With only a month left before the country votes, these are the events you should know about.
This is the last formal parliamentary session before the new government is nominated. This day is marked by a speech on the Queen’s behalf to review all the major bills passed in the last session by the existing government. Taking place in the Lords Chamber, the speech is for the House of Commons and MPs. (In case you’re still waiting for it, it already happened on April 27).
This is the public announcement by the Prime Minister to declare ‘the end of the term’ for the MPs. By law, Parliament is dissolved 25 working days before the general election takes place, which means this has already happened on May 3. Teresa May announced, ‘the 2015 Parliament is now to an end’ reminding the people of Britain that ‘the choice you now face is all about the future’, referring primarily to the Brexit negotiation deals the new government would be able to strike.

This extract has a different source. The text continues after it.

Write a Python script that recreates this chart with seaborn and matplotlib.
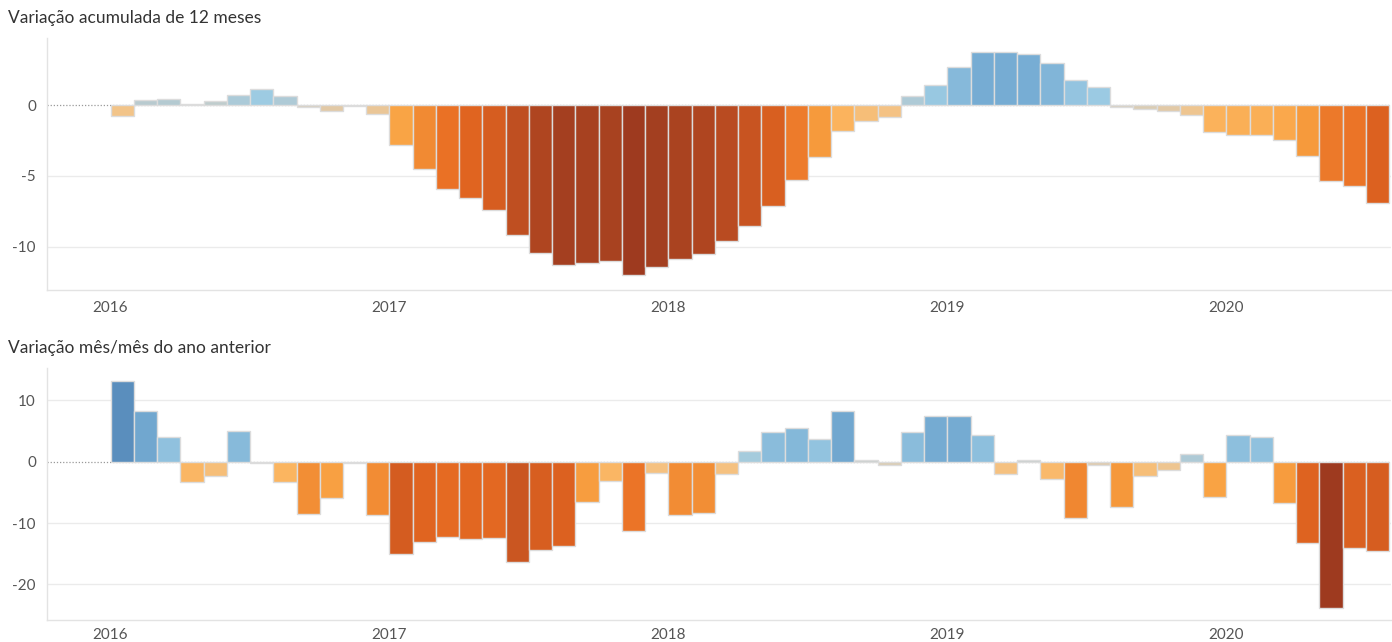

From now until the 8th, candidates and their parties will be committed to campaigning to gain your votes.
Register, register, register!
Don’t forget to register before May 22. On the government’s website you need to indicate how you want to vote. After your registration, you will receive a letter indicating which stations you have been assigned to.
Polling day: 8th of June
- The polling stations will be open from 7 am until 10 pm
- You won’t be voting for the Prime Minister (officially appointed by the Queen)
- You will be voting for your representative (MP) to sit in the House of Commons
- For 650 UK constituencies between the four countries (533 for England, 59 for Scotland, 40 for Wales and 18 for Northern Ireland) and the 65 seats available.